Israel arrests, repatriates some Africans

By Ira Sharkansky

Ira Sharkansky

JERUSALEM — Illegal immigrants from Africa remain on Israel’s front burner.

Minister of Interior Eli Yishai has made a high profile effort to arrest several hundred from South Sudan, and send them on free flights home, each with 1,000 Euros to get started in their old/new country. 123 have already left. Weekly flights have been scheduled for several hundred more who have signed on to voluntary repatriation, and are in detention. Yishai is promising continued action with respect to migrants from Eritrea and other countries where sending them back will be more complicated than in the case of the South Sudanese.

 

Work began on a holding facility capable of containing 16,000 illegal arrivals, and providing them with food, a place to sleep, and medical care. However, a local official who did not want them in his back yard found an opportunity in the regulations that caused a temporary delay in the construction, until the national planning authority approved the project.

 

Daily reports are about more newcomers. Optimists have said that a dip in the numbers shows that Israel has sent a message to potential migrants that they cannot work and earn money in the country. Others are not so sure, and say that Bedouin guides are resourceful enough to find a way to continue earning what migrants are willing to pay.

 

There are Israelis who have vented their feelings by violence against Africans, their residences, and the small businesses that some of them have established. Some Israeli Jews of Ethiopian backgrounds have also suffered at the hands of toughs who do not distinguish between people with black skins.

 

All this is regrettable, but surprising only to those who expect Jews to be free of the animosities that appear in other populations among individuals who fear competition or the encroachment on their turf of people who are different.
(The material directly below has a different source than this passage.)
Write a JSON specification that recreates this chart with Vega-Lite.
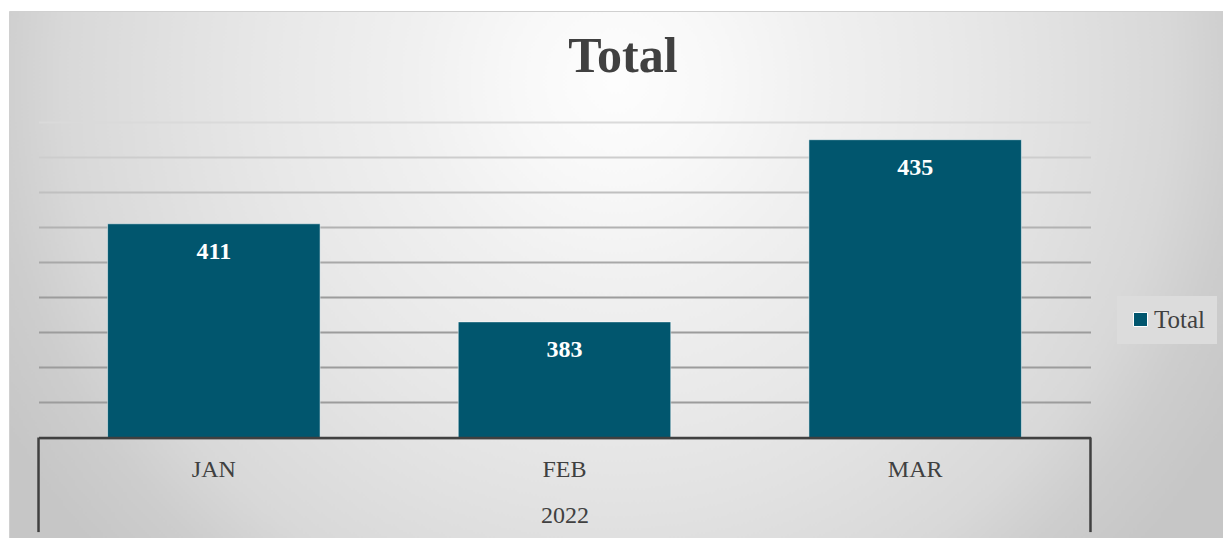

Israel also has politicians who see opportunity in declaiming the presence of outsiders who threaten what they say the country should be.

 

We are hearing from those who oppose official actions. A number of Israel Prize Winners, a distinguished group of academics, artists and other prominent figures, has weighed in on behalf of the migrants’ rights, and the problems they are likely to face if sent home.

 

Other figures support the efforts against the migrants, but doubt that efforts currently underway–or anything else so far heard–will deal effectively with the problem.

 

Africa has an unlimited supply of people wanting help. Israelis who have signed on to their cause claim that authorities are not being fair. They are asking South Sudanese to sign documents saying that they are willing to return home which are written in English, which many South Sudanese do not comprehend. Authorities may also be threatening the migrants with arrest if they do not go quietly. And they may not be probing thoroughly enough the reasons for individuals claiming the rights of refugees.

 

I haven’t heard from any Israeli that they would like to live in South Sudan or Eritrea. The question is whether those places are so intolerable as to require Israel to provide a home for those who have made it across the Sinai?

 

There are quarrels about the facilities said appropriate for holding the newcomers and others taken off the streets. There is mention of incarceration for up to three years, by which time it may be possible to send them home.

 

There is no quarrel about providing those in the facilities with food and medical care. How much medical care might be an issue. The migrants come with a high incidence of serious diseases and other problems.

 

What will the migrants do in the facilities for up to three years? Keeping them busy with work or recreation will lessen the problems of the guards. Can they be given work without advocates making charges of slavery? And who will guard them? Most ideal would be personnel of the prison system, who are already trained for such work. As yet unresolved is money for this, including an increase in the budget for the prison system that would allow additional recruitment. If Israel’s history of labor relations is any guide, all prison guards will demand an increase in salary for the change in their collective responsibilities, and that is likely to hold up any resolution of who will guard the migrants. An alternative is using soldiers, but that raises the problem of appropriate training.

 

We are hearing reports that African-Americans are complaining about Israel’s treatment of the African immigrants, and that American Jews are nervous about the morality of Israel’s actions, and the images being broadcast of Israeli politicians speaking against Africans.

 

I considered giving this column the title of “Cleaning the streets,” but changed my mind in light of what seems not to be politically correct. “Hot potato” may be less incendiary, but does not encompass the multitude of complex issues ranging from administrative details to the international problems of finding places to take these people.

 

It is no simple task to balance the desire of people wanting to improve their lives, some of who might have serious claims of being the targets of persecution that qualifies them under international agreements about refugees, against the right of Israel like other countries to control its borders.

 

As in other knotty issues that surround me in this small place and help to keep me alert intellectually, I will concentrate on parsing the problems and efforts to deal with them, rather than weighing in with my own sense of morality.